Nehanda is a revered ancestral spirit, it is also a story of resistance and injustice. Was there a way you had to prepare the creation and this presentation of this piece to honour the history of the Shona people?

My entire body of work and philosophy is Africa-focused. I am grateful that, now that I partially moved back to Africa, I have an opportunity to be on something more useful other than just calling it home. Something that I could share with others in that community and with the world, or at least being able to broadcast a great deal of what we do in the southern atmosphere.

To do Nehanda, I found myself needing a much more immersive re-education than just a return to Africa. In Zimbabwe, I’ve been working with a cultural and spiritual master, who in my context is a svikiro. They are born to hold and share culture, whether it’s through language or movement or sound and spirituality. The whole company is committed to working with and understanding the ways in which western education does not open doors to the whole beingness of what it is to be an African. I understand how much work needs to be done in this quest for decolonizing knowledge and because Nehanda is the spirit of the country, there was no way I was to take such an important subject matter without the support of others who know more than I do.


Nehanda is presented as an opera. Why is that?

There is no easy way to answer that because the rebuttals that I get from audiences who only understand opera to mean Puccini or Wagner are quite immense and I got exhausted to fight that expectation. Is there a need to have a famously named composer, singer and designer for it to become an opera? I refuse to explain myself regarding the history of opera, because truly, opera simply means a work told in sound. And that is what we do.

I will not work with a composer because we compose the artwork as the group, and as the sound needs to grow it will emerge from us. Part of my continued push to call Nehanda an opera is to also ask a thinking public to think. Nehanda is happening after Einstein on the Beach (Philippe Glass, Robert Wilson, 1975) and some people might want to dismiss it as a musical but I think that is just ignorance. We bring instrumentation that is new to the world of music, ways of vocalizing that are highly technical, and if people are generous enough, they would lean into this space of an opera with an open heart an open mind. It does not help anybody not to consider Nehanda as an opera.

There is a politically incorrect saying that goes It is not over until the fat lady sings, and I decide to deliver Africa as the fat lady.


As the creator, how would you like the audience to experience Nehanda?

The best way to experience any work is to show up and surrender to the invitation. Then we are commuting with each other, we are having these multiple dialogues: between the bodies in proximity to each other, between God and the humans on Earth, between the architecture of the space and the people moving in it. In Nehanda, if you don’t understand the languages that are spoken, you might think that it is an English-language work, but it is not. I feel that Nehanda is not translatable. I want the sonic frequency to be the language. If you can listen to the frequency, you could feel and if it goes to your heart than you’d have heard. The spectators are smart and will find ways to enter this complex dialogue.

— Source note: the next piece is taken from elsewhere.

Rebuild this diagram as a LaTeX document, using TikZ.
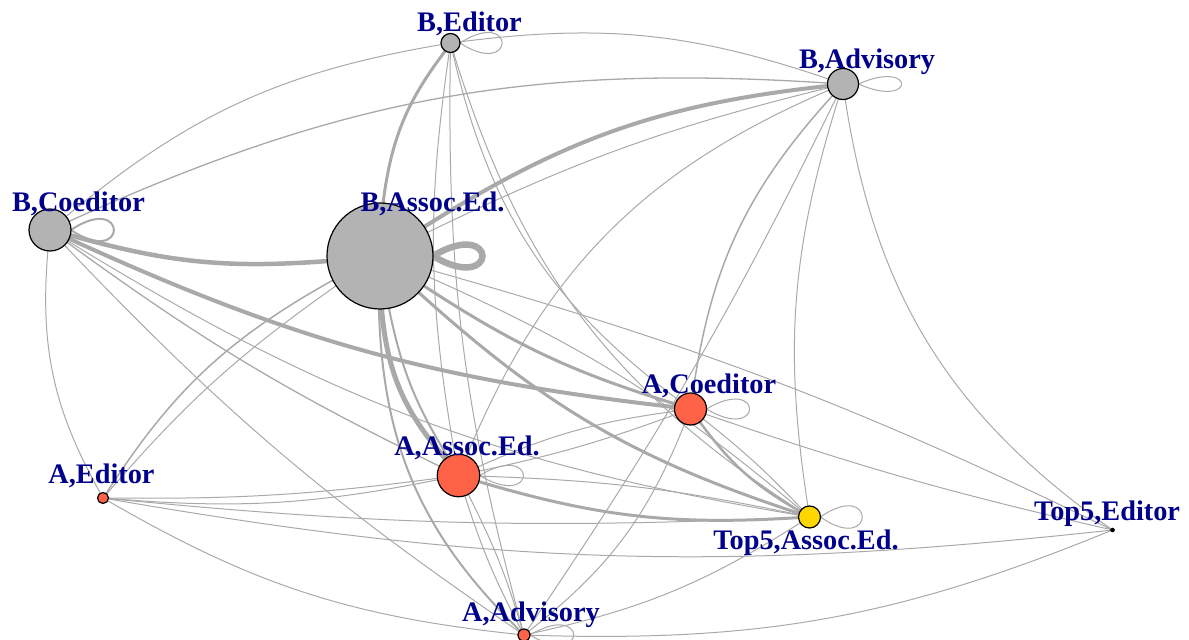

For Nehanda, we ask that the audience be in the same space and on the same level as the artists. We are in the space with each other as humans. Frequently, we are not allowed to present in these conditions, but it is necessary. We must be on the same space, on the same level. Feeling is a fact and by not ceding to the reason of making a work relevant because people understand the words that are said, we take a step towards decolonizing the theatre space, and the classic western way does not seem to me like an acceptable way to present oneself. We are in fellowship and I’d rather not reproduce the hierarchy.